October 16, 2010


I've always enjoyed a good story.  There's a certain knack to telling stories that can hold people's attention. One must make the reader feel as if they are a part of the story.  As if the good folks are their dear friends and the villains their mortal enemies.  They must stake a claim in the outcome, emotionally invest in the characters, long to hear how the story ends.  There's nothing worse than becoming involved in a story only to find that the ending leaves you wondering what just happened.  By all means, throw a twist in the plot; bring in new characters who muddle the outcome; but a story that ends with disappointment is a waste of my time.  It's not entertaining, it's not something that makes me say, "My, wasn't that clever!"  If I've invested in the story only to have the rug pulled out from under me with the fate of the characters in unhappy circumstances, I'm not likely to read it again or recommend it to others.  And, trials must be a part of the tale but I don't think one tragedy after another paints a very realistic scene and even if, in some cases it does, I think a story about it only compounds the grief.

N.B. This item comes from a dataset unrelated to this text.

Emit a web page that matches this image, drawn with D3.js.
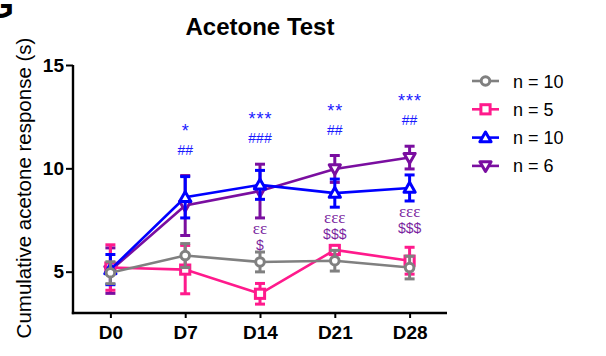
<!DOCTYPE html>
<html>
<head>
<meta charset="utf-8">
<script src="https://cdn.jsdelivr.net/npm/d3@7"></script>
<style>
  html, body { margin: 0; padding: 0; background: #fff; }
  svg { display: block; }
</style>
</head>
<body>
<svg id="chart" width="606" height="356"></svg>
<script>
// ---- data ----
const days = ["D0", "D7", "D14", "D21", "D28"];
const yTicks = [5, 10, 15];
const seriesNames = ["n = 10", "n = 5", "n = 10", "n = 6"];
const grayMean   = [4.95, 5.78, 5.47, 5.53, 5.20];
const grayErr    = [0.53, 0.58, 0.48, 0.50, 0.55];
const pinkMean   = [5.20, 5.10, 3.93, 6.05, 5.53];
const pinkErr    = [1.10, 1.17, 0.50, 0.22, 0.65];
const blueMean   = [5.10, 8.60, 9.20, 8.80, 9.05];
const blueErr    = [0.73, 1.00, 0.70, 0.68, 0.63];
const purpleMean = [5.05, 8.20, 8.90, 9.97, 10.52];
const purpleErr  = [1.10, 1.45, 1.30, 0.65, 0.55];
const blueStars  = ["", "*", "***", "**", "***"];
const blueHash   = ["", "##", "###", "##", "##"];
const purpleEps  = ["", "", "εε", "εεε", "εεε"];
const purpleDol  = ["", "", "$", "$$$", "$$$"];

const SANS = "Liberation Sans, Arial, sans-serif";
const svg = d3.select("#chart");
const x = d3.scalePoint().domain(days).range([73, 447]).padding(0.5);
const y = d3.scaleLinear().domain([3, 15]).range([313, 65]);

const series = [
  { name: seriesNames[3], mean: purpleMean, err: purpleErr, color: "#7a0ea0", marker: "down" },
  { name: seriesNames[1], mean: pinkMean,   err: pinkErr,   color: "#ff1a8c", marker: "square" },
  { name: seriesNames[2], mean: blueMean,   err: blueErr,   color: "#0000ff", marker: "up" },
  { name: seriesNames[0], mean: grayMean,   err: grayErr,   color: "#808080", marker: "circle" }
];

function drawMarker(g, type, cx, cy, color) {
  if (type === "circle") {
    g.append("circle").attr("cx", cx).attr("cy", cy).attr("r", 4.3)
      .attr("fill", "#fff").attr("stroke", color).attr("stroke-width", 3);
  } else if (type === "square") {
    g.append("rect").attr("x", cx - 4.6).attr("y", cy - 4.6).attr("width", 9.2).attr("height", 9.2)
      .attr("fill", "#fff").attr("stroke", color).attr("stroke-width", 3);
  } else if (type === "up") {
    const s = 5.6;
    g.append("path").attr("d", `M${cx},${cy - s} L${cx + s},${cy + s * 0.75} L${cx - s},${cy + s * 0.75} Z`)
      .attr("fill", "#fff").attr("stroke", color).attr("stroke-width", 3).attr("stroke-linejoin", "round");
  } else if (type === "down") {
    const s = 5.6;
    g.append("path").attr("d", `M${cx},${cy + s} L${cx + s},${cy - s * 0.75} L${cx - s},${cy - s * 0.75} Z`)
      .attr("fill", "#fff").attr("stroke", color).attr("stroke-width", 3).attr("stroke-linejoin", "round");
  }
}

// ---- series ----
series.forEach(s => {
  const g = svg.append("g");
  const pts = days.map((d, i) => ({ d, m: s.mean[i], e: s.err[i] }));
  g.append("path").datum(pts)
    .attr("fill", "none").attr("stroke", s.color).attr("stroke-width", 2.6)
    .attr("d", d3.line().x(p => x(p.d)).y(p => y(p.m)));
  pts.forEach(p => {
    const cx = x(p.d);
    g.append("line").attr("x1", cx).attr("x2", cx).attr("y1", y(p.m - p.e)).attr("y2", y(p.m + p.e))
      .attr("stroke", s.color).attr("stroke-width", 3);
    [p.m - p.e, p.m + p.e].forEach(v => {
      g.append("line").attr("x1", cx - 5).attr("x2", cx + 5).attr("y1", y(v)).attr("y2", y(v))
        .attr("stroke", s.color).attr("stroke-width", 3);
    });
  });
  pts.forEach(p => drawMarker(g, s.marker, x(p.d), y(p.m), s.color));
});

// ---- axes ----
const yAxis = svg.append("g").attr("transform", "translate(73,0)")
  .call(d3.axisLeft(y).tickValues(yTicks).tickSize(7).tickSizeOuter(0).tickPadding(2));
const xAxis = svg.append("g").attr("transform", "translate(0,313)")
  .call(d3.axisBottom(x).tickSize(5).tickSizeOuter(0).tickPadding(8));
[yAxis, xAxis].forEach(a => {
  a.select(".domain").attr("stroke", "#000").attr("stroke-width", 2.4);
  a.selectAll(".tick line").attr("stroke", "#000").attr("stroke-width", 2);
  a.selectAll(".tick text").attr("fill", "#000")
    .style("font-family", SANS).style("font-size", "19px").style("font-weight", "bold");
});
xAxis.select(".domain").attr("d", "M71.8,0H447");
yAxis.select(".domain").attr("d", "M0,314.2V65");

// ---- annotations ----
days.forEach((d, i) => {
  const cx = x(d);
  const topP = y(Math.max(blueMean[i] + blueErr[i], purpleMean[i] + purpleErr[i]));
  if (blueHash[i]) {
    svg.append("text").attr("x", cx).attr("y", topP - 21).attr("text-anchor", "middle")
      .attr("fill", "#1a1aff").style("font-family", SANS)
      .style("font-size", "14px").text(blueHash[i]);
    svg.append("text").attr("x", cx + 0.5).attr("y", topP - 39).attr("text-anchor", "middle")
      .attr("fill", "#1a1aff").style("font-family", SANS)
      .style("font-size", "18px").style("letter-spacing", "1px").text(blueStars[i]);
  }
  if (purpleEps[i]) {
    const bot = y(Math.min(blueMean[i] - blueErr[i], purpleMean[i] - purpleErr[i]));
    svg.append("text").attr("x", cx).attr("y", bot + 16).attr("text-anchor", "middle")
      .attr("fill", "#7a1fa0").style("font-family", "Liberation Serif, Times New Roman, serif")
      .style("font-size", "17px").text(purpleEps[i]);
    svg.append("text").attr("x", cx).attr("y", bot + 32).attr("text-anchor", "middle")
      .attr("fill", "#7a1fa0").style("font-family", SANS)
      .style("font-size", "14px").text(purpleDol[i]);
  }
});

// ---- title & labels ----
svg.append("text").attr("x", 260).attr("y", 35).attr("text-anchor", "middle")
  .style("font-family", SANS).style("font-size", "24px")
  .style("font-weight", "bold").text("Acetone Test");
svg.append("text").attr("transform", "translate(31,188) rotate(-90)").attr("text-anchor", "middle")
  .style("font-family", SANS).style("font-size", "20.5px")
  .text("Cumulative acetone response (s)");
svg.append("text").attr("x", 14).attr("y", 18).attr("text-anchor", "end")
  .style("font-family", SANS).style("font-size", "36px")
  .style("font-weight", "bold").text("G");

// ---- legend ----
const legendOrder = [series[3], series[1], series[2], series[0]];
legendOrder.forEach((s, i) => {
  const ly = 81 + i * 28.3;
  const g = svg.append("g");
  g.append("line").attr("x1", 472).attr("x2", 499).attr("y1", ly).attr("y2", ly)
    .attr("stroke", s.color).attr("stroke-width", 2.6);
  drawMarker(g, s.marker, 485.5, ly, s.color);
  g.append("text").attr("x", 513).attr("y", ly + 6.5)
    .style("font-family", SANS).style("font-size", "18px")
    .text(s.name);
});
</script>
</body>
</html>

A biography is one thing and the story written for entertainment quite another.  There are times when real life is very disappointing and the outcome leaves me wondering, "Why?" but that's been discussed elsewhere.  Now don't get me wrong, there are lots of real life scenarios with unhappy endings but that's just the reason why stories should turn out better.  And I guess there are times when a tale takes a turn for the worst that makes me cry along with the characters but disappointed as I am, I don't feel cheated by the end.  When Robin Hood was dying, I shouted for Little John to do something!  And yet, I knew why he could not.

Like my girls, and probably part of the reason they feel they way they do, I really like the old classics, full of mystery and adventure.  As a girl, I could imagine myself sword fighting, rafting, sleuthing out clues or being a sharp shooting archer right along with the best of them. After all, Lady Marion could do it...but she had something that I lacked.  As well as being an adventuress and full of courage (things I thought I could muster quite well) she also knew how to be a charming lady of quality.  As a tom boy, whose parents didn't have any boys, I felt rather inadequate to fill that role.  Or as one of the ladies of Longbourn, who would never dream of soiling their gowns...except Elizabeth.  Well, maybe...

I'm glad to see that my girls have followed in my footsteps. It's not enough to dream of being the princess, high in her ivory tower, untouched by the perils of her people, living the life of luxury far from the regular folks who earn their living or even their survival, the best way they can and having the handsome prince swooning at your feet like a lovesick puppy.  Well... that may be worthy of a few fleeting moments of thought...but I wouldn't want to live there!  How dull!  A truly wonderful tale is one full of the heart, of noble people who are not afraid to work, or fight, along side those whose fortunes or circumstances in life are far beneath their own.  The reason is that in many cases, nobility comes from the heart.  Take Arthur for example, he didn't know who he was until he was thrust into the kingship after pulling the sword from the stone.  The most unlikely to fill the long vacant throne and yet the one who could do it the best.

All this to say that when I've read all the wonderful stories, I get the urge to write my own.  To create a world in which the hero or heroine emerges as likable and worthy of the regard of my readers.  Someone who inspires them and makes choices that are noble and virtuous in nature even in trying situations.  Doing what's right in times of happiness and plenty doesn't take much effort. Not to say that they never make mistakes or disappoint but all in all, they try to do what's right.  And they will probably live happily ever after because they deserve it. Like the underdog, or the girl with the courage to defend what's right when she stands to lose something important... and, of course, the man who loves her for it.

On a bit of a side note; a must for a good character is a little common sense.  It's tough to stand behind someone who continually makes decisions based on half truths or that don't make any sense to the reader as if they are based on something the author knows about the character that we'll never learn.   I despise coming away from a story with unanswered questions about what happened.  Even if I don't agree with the decisions the character makes, at least if I can understand why they did it that way, I can follow along with their reasoning.  Or more to the point, the lack of continuity in the characters personality that begs more information but it never comes leaves me thinking that they are not worthy of the investment.  I can't identify with someone unless I know where they are coming from.  The inability to understand why they do what they do doesn't draw me closer to them.  It only serves to do the opposite by causing me to disconnect with them and lose interest in the story, or at least their portion of it. 
I guess it's sort of wishful thinking...imagining myself in the role of someone who can persevere in the shadow of trials or who goes on to do what's right when it would be easier to quit.  Just a gal who lives a life that has meaning and inspiration to leave behind to those who follow.

After all, isn't that what we all try to do?  Through all the pain and trials that come our way and all the tough choices we have to make, we try to do what's right.  Not for what we can gain for ourselves but for those we care about.  Often that involves sacrifice and stepping back from the forefront to stand beside those we love.  But in the end, we're rewarded for it, either in this life or the eternity to come.  A legacy worthy of a princess...or even a pauper.